I've been stitching in one form or another for some time. I started with knitting squares just because it was easy and accessible. I was travelling a lot at the time and wanted something else to occupy me apart from my job - task lists, unfinished project,  texting and emailing.  I had no ambitions to create anything I just wanted to see if I could still knit squares. I discovered I could indeed knit simple squares. I also noticed that after a few rows I felt calmer and somehow more focussed - an interesting development and unexpected benefit.

Like most humans I get stressed and anxious and sometimes anxiety has been more dominant in my life than I would have liked. Anxiety has, I find, a language all of it's own. Sometimes I understand what it is telling me - slow down, change your approach, ask for help. The voice of anxiety can be helpful and almost gentle.  Other times I don't understand a word. It shouts and points the finger -why have you not done that, you messed up there. It's sharp, it cuts and it can lead to a paralysis - a stuck-ness. There is no reasoning with this state - any fighting can render me exhausted and so entangled.

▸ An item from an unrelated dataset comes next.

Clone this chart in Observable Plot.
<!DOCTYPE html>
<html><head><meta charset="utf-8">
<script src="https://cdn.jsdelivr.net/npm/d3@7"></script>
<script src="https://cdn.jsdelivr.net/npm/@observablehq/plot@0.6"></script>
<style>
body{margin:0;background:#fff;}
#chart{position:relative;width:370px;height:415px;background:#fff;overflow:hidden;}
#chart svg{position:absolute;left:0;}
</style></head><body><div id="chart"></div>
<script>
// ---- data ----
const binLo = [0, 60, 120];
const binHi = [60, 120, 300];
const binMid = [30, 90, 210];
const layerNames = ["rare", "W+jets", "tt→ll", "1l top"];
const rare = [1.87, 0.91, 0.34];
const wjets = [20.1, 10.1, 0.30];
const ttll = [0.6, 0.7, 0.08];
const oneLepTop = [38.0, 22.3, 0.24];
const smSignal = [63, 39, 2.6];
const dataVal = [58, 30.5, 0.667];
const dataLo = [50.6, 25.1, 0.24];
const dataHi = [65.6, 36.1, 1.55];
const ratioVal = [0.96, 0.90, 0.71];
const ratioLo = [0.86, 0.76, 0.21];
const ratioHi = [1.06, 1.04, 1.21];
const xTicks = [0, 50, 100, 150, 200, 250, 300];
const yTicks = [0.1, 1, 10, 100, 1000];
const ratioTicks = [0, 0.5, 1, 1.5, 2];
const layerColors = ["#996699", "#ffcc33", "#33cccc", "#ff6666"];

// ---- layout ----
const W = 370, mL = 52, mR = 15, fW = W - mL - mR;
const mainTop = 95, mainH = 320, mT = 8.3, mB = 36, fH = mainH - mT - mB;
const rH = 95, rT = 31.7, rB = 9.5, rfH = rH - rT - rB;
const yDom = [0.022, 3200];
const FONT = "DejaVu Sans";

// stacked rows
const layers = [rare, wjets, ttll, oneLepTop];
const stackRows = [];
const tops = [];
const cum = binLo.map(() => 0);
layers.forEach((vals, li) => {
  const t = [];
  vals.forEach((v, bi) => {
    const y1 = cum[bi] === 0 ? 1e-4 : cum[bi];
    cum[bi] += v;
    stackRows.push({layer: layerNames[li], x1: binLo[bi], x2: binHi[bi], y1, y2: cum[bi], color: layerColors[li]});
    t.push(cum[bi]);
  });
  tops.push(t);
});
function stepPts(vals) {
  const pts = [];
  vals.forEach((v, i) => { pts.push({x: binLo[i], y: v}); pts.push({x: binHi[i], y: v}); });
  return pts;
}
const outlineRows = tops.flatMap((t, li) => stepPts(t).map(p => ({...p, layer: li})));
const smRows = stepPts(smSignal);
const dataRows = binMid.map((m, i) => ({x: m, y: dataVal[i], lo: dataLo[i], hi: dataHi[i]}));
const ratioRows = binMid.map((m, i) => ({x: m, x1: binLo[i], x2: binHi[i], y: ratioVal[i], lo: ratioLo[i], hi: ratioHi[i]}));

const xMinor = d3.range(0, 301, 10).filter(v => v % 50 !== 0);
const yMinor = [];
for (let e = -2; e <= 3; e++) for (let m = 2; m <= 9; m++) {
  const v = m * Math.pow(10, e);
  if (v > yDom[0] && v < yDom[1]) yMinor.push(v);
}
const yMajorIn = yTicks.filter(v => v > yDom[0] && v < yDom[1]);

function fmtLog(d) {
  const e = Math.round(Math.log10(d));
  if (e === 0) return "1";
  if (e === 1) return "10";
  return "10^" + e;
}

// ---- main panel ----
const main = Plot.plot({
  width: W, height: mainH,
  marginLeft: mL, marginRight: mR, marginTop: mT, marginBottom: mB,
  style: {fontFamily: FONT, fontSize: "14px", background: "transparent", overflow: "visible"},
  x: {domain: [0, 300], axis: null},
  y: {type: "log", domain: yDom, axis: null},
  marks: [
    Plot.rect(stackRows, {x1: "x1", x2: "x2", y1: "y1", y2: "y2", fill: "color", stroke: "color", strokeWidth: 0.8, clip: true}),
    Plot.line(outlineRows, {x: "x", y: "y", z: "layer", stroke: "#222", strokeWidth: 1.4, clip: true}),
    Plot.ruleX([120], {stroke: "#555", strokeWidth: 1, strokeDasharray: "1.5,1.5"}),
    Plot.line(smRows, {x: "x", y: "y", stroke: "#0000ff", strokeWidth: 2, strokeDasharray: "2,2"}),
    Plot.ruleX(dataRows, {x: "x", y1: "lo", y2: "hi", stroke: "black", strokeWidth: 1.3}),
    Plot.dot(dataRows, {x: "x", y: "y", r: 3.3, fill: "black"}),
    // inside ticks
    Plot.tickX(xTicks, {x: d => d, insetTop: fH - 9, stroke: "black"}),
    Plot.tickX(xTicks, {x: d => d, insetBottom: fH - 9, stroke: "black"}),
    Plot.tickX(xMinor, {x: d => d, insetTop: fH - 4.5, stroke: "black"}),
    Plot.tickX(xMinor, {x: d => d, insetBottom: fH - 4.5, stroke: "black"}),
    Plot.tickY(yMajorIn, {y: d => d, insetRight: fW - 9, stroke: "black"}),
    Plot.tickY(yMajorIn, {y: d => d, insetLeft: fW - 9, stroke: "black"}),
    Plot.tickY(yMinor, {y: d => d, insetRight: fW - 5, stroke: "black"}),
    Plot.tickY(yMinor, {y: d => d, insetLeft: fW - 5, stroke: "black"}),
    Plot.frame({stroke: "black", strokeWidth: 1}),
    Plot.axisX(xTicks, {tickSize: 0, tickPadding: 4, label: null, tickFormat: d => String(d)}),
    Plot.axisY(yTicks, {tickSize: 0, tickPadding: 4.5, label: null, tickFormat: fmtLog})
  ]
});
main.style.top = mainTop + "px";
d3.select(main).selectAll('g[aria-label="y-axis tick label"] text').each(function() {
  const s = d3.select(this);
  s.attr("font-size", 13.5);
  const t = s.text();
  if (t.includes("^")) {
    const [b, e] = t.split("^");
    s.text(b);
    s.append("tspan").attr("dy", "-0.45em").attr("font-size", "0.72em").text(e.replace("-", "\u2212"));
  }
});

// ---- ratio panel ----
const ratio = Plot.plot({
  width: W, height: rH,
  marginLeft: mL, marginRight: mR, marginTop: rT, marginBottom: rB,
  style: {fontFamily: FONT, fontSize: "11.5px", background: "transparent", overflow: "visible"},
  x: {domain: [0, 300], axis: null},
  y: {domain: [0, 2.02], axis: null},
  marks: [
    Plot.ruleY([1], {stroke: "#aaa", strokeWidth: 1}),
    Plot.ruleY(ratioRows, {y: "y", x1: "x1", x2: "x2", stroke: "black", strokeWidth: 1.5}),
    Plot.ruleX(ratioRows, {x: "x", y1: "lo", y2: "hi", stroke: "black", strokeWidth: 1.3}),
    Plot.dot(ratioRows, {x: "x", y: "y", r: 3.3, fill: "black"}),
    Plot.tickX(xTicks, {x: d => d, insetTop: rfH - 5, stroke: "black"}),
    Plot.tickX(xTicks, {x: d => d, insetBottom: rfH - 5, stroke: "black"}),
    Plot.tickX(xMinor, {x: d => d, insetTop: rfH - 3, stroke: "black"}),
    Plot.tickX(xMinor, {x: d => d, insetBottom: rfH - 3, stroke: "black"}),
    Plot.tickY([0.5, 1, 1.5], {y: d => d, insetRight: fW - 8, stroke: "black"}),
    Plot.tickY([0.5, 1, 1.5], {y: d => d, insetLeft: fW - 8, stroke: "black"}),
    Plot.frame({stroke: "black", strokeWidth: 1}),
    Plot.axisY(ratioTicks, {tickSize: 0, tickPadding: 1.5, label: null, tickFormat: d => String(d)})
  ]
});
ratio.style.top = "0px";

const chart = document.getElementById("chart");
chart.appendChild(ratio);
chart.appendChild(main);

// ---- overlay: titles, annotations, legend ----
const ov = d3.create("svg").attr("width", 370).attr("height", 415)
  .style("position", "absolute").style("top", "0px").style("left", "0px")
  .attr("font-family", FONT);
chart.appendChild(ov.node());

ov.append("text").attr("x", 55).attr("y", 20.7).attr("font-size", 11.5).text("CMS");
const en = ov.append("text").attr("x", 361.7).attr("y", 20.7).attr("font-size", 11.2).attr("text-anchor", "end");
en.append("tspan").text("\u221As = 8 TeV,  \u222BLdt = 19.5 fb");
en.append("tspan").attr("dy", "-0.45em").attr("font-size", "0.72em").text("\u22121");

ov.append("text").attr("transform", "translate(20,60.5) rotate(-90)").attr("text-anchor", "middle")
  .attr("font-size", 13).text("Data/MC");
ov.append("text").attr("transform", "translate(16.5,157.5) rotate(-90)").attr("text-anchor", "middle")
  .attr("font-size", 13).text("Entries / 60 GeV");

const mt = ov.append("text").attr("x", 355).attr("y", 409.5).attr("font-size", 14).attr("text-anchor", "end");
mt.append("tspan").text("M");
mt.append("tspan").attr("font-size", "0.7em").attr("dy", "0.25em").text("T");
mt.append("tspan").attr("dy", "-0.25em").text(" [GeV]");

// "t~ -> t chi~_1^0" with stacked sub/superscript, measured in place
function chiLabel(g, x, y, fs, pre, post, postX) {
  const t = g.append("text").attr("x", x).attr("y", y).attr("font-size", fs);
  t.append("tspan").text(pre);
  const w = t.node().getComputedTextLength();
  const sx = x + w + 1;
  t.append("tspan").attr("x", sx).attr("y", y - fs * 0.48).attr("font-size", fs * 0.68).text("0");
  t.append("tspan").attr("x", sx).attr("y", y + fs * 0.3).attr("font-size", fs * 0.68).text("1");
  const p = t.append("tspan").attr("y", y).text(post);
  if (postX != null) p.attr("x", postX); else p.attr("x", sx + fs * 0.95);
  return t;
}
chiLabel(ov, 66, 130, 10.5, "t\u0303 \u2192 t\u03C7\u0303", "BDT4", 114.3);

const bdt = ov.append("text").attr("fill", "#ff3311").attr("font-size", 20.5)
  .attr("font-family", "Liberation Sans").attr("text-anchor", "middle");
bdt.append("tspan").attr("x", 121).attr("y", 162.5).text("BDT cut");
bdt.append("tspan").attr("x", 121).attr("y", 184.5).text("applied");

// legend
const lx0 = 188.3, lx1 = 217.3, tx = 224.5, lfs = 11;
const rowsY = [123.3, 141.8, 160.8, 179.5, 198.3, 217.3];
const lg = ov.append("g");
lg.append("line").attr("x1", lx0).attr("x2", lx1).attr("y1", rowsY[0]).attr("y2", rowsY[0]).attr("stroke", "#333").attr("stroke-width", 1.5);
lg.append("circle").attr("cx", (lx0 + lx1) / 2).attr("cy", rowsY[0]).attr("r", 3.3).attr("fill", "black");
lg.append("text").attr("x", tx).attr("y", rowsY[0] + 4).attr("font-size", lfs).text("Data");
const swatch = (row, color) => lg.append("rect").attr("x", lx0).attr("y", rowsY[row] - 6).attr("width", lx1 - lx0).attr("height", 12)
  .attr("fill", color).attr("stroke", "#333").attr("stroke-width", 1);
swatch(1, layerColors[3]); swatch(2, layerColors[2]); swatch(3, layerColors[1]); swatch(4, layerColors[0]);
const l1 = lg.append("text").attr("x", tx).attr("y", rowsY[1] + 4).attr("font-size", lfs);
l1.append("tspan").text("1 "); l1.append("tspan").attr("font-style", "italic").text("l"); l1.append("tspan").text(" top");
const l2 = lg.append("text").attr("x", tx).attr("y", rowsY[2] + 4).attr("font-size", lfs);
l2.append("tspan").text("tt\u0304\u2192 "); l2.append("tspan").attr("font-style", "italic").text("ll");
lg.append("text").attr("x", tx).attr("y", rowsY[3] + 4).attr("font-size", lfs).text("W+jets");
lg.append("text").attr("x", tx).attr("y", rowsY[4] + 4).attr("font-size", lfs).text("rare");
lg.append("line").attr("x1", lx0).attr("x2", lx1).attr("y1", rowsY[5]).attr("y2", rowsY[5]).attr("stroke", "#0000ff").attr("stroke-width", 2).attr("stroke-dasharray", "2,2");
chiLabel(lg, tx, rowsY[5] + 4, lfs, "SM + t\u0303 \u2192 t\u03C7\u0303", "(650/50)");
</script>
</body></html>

I have tried all sorts of escape routes and sometimes I have escaped from it and not known how I got away. I have not known why the thoughts attached to anxiety have quietened or disappeared. For me that's the nature of it -whatever your it is. There is no quick fix. What worked before may or may not work again.

Stitching remains a constant for me. It involves physical movement with materials which can help put shape on what is indefinable. Stitching has a rhythm that connects me with body and mind - it pulls on the invisible, stretches the stuck-ness, unpicks and redefines. Stitching has has no concern about clean slates, new beginnings or resolutions. Stitching works in the present with the past and into the future.